Zweifel wirft die Wirksamkeit einer Rüge auf. 26 wurden 2003 wieder ausgesprochen. Schertz hat beobachtet, dass es „immer wieder dieselben Medien sind, die gegen dieselben Regeln verstoßen und – ,business as usual’ – eine Rüge bekommen“. Das kann auch an der Unsicherheit in den Redaktionen liegen. Wurde im einen Fall der Abdruck eines Fotos als zulässig erklärt, führte ein ähnliches Foto im anderen Fall zur Rüge. Sprecherin Ilka Desgranges räumt ein, dass sich das Gremium auch nicht immer sicher sei. Jeder Fall sei für sich zu sehen, es gebe keine generelle Linie. Mehr Sicherheit sollen nun öffentliche Diskussionen mit Experten aus Wissenschaft und Praxis bringen.

Die fehlende Einsicht und die geringe abschreckende Wirkung einer Rüge ist ein weiteres Problem.
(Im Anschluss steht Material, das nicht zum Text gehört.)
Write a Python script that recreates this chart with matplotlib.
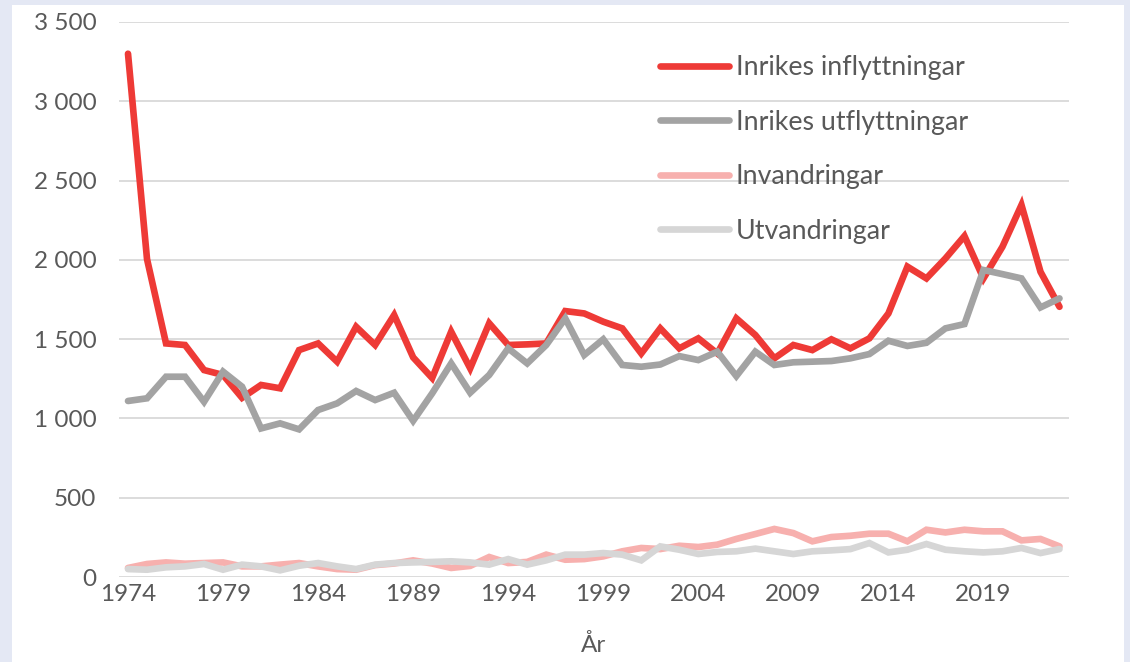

Schertz sähe es am liebsten, Rügen mit Geldbußen zu kombinieren. Zwar ist der Presserat keine gesetzliche Instanz, darf also keine Geldstrafen verhängen. Eine Spendenverpflichtung, etwa an eine Hilfsorganisation, wäre dennoch denkbar. „Wie teuer müsste eine Rüge für ,Bild’ sein? Wäre derselbe Betrag bei der,Süddeutschen’ angemessen?“, kontert Tillmanns. Er hält die öffentliche Rüge und damit die „Kollegenschelte“ für das wirksamste Mittel: Es würde auch weiter gemordet, obwohl es streng bestraft würde, argumentiert er.

Die Medien werden also weiterhin zusehen, dass sie den Abdruck einer Rüge geschickt im Blatt verstecken. „Es ist in jeder Hinsicht effektiver, den Klageweg vor den Zivilgerichten zu suchen und dort die entsprechenden Ansprüche auf Unterlassung, Richtigstellung und Geldentschädigung geltend zu machen“, sagt Schertz. Seine Meinung zum Presserat steht fest: „Der ganze Aufwand lohnt sich nicht“.

Jeder kann eine Beschwerde beim Presserat einreichen. Ist sie begründet, wird sie bei einem der vier jährlichen Treffen der zwei Beschwerdeausschüsse verhandelt. Die je sechs ehrenamtlichen Verlags- und Journalistenvertreter haben vier Sanktionsmöglichkeiten: den Hinweis, die Missbilligung, die nicht-öffentliche Rüge (um Opfer zu schützen) und die öffentliche Rüge. Sie sollte im betroffenen Medium abgedruckt werden.